Last summer, the NCAA cited nine major infractions by North Carolina. On
Monday, the NCAA announced the school's punishment.
In addition to accepting UNC's recommendation that it vacate wins from the 2008
and ‘09 seasons and its own self-imposed reduction in scholarships, the NCAA slashed
15 scholarships over a three-year period, handed UNC a three-year probation and
will ban the program from a bowl game for the upcoming season.
Also, Blake has been given a three-year show cause penalty, essentially meaning
he can't coach in college for the next three seasons.
"This case should serve as a cautionary tale to all institutions to
vigilantly monitor the activities of those student-athletes who possess the
potential to be top professional prospects," the NCAA committee said in
its report. "It should also serve to warn student-athletes that if they
choose to accept benefits from agents or their associates, they risk losing their
eligibility for collegiate competition."
Blake's longtime relationship with late agent Gary Wichard was debated by the
committee for some time, a reason the punishment came out now instead of late
December or early January as was expected.

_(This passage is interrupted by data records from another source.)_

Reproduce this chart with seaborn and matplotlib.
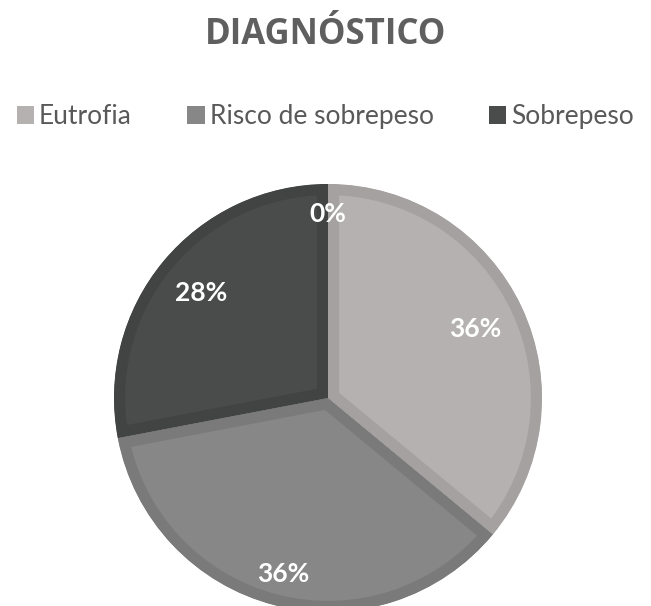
import numpy as np
import matplotlib.pyplot as plt
import seaborn as sns
from matplotlib.patches import Patch

sns.set_style('white')
plt.rcParams['font.family'] = ['Lato', 'DejaVu Sans']

# data: counts per category (last one is an empty category, shown only as 0%)
categories = ['Eutrofia', 'Risco de sobrepeso', 'Sobrepeso', '']
counts = [9, 9, 7, 0]
fills = ['#b4b1b0', '#878787', '#4a4b4b', '#4a4b4b']
edges = ['#a4a1a0', '#7a7a7a', '#424343', '#424343']
label_dist = [0.76, 0.85, 0.77, 0.86]

fig = plt.figure(figsize=(6.51, 6.06), dpi=100)
W, H = 651, 606
cx, cy, r = 328, 398, 214
ax = fig.add_axes([(cx - r) / W, (H - cy - r) / H, 2 * r / W, 2 * r / H])

wedges, _ = ax.pie(counts, colors=fills, startangle=90, counterclock=False,
                   radius=1, wedgeprops=dict(linewidth=0))
# inner border like the excel style: stroke clipped to the wedge itself
for w, ec in zip(wedges, edges):
    w.set_edgecolor(ec)
    w.set_linewidth(16)
    w.set_clip_on(True)
    w.set_clip_path(w.get_path(), w.get_transform())

total = sum(counts)
start = 90.0
for v, d in zip(counts, label_dist):
    ang = start - 360 * v / total / 2
    start -= 360 * v / total
    t = np.deg2rad(ang)
    ax.text(d * np.cos(t), d * np.sin(t), f'{100 * v / total:.0f}%',
            ha='center', va='center', color='white', fontsize=19,
            fontweight='bold')

ax.set_xlim(-1, 1)
ax.set_ylim(-1, 1)
ax.set_aspect('equal')
ax.axis('off')

fig.text(0.5, 1 - 35 / H, 'DIAGNÓSTICO', ha='center', va='center',
         fontsize=25, fontweight='bold', color='#5f5f5f',
         family=['Open Sans', 'DejaVu Sans'])

handles = [Patch(facecolor=c, edgecolor='none') for c in fills[:3]]
fig.legend(handles, categories[:3], loc='center', bbox_to_anchor=(0.5, 1 - 117 / H),
           ncol=3, frameon=False, fontsize=19, labelcolor='#595959',
           handlelength=0.65, handleheight=0.65, handletextpad=0.2,
           columnspacing=2.1)

fig.savefig('out.png', dpi=100)
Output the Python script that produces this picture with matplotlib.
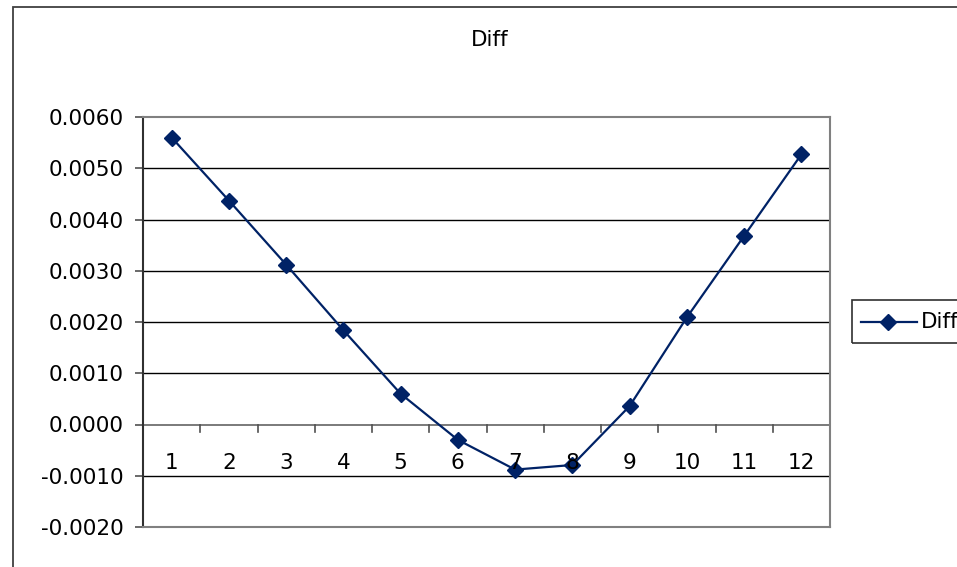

In essence, there was a "hung jury" among the committee, with one
side believing Blake was basically an agent on a college staff and the other
viewing him more sympathetically, that the increased volume of phone calls with
Wichard and transfers of money were that of a man talking often to his dying
friend, who was helping him out financially.
Obviously, the NCAA eventually agreed that Blake, a friend of Davis' since the
late 1970s, was simply up to no good.
Davis said he went 16 years without working with Blake and didn't really know
him that well. Yet, when hired by UNC, Davis spoke of Blake almost as a son, a
dear friend whom he knew was the perfect fit for the program.
Davis was fired last summer, walking away with a $2.7 million buyout of his
contract. Blake even received $74,500 when he abruptly left. They have made
Carolina pay a dear price now.
Fortunately for UNC's future, it did everything in its power to work with the
NCAA once it learned of the allegations. Otherwise, this would have been more
severe.
Carolina football has a new leader in Larry Fedora, and his passion and energy
will certainly help the school get through this mess. There is a future for UNC
football, and it appears to be quite bright.
But it will take a long time for North Carolina to get over being lumped in
with a bevy of schools it once looked down upon because of its excellent
standing with the NCAA for so many decades.
Davis' name may be mud along Tobacco Road, but it's UNC that will feel the
sting of this day's disgrace. Lesson learned.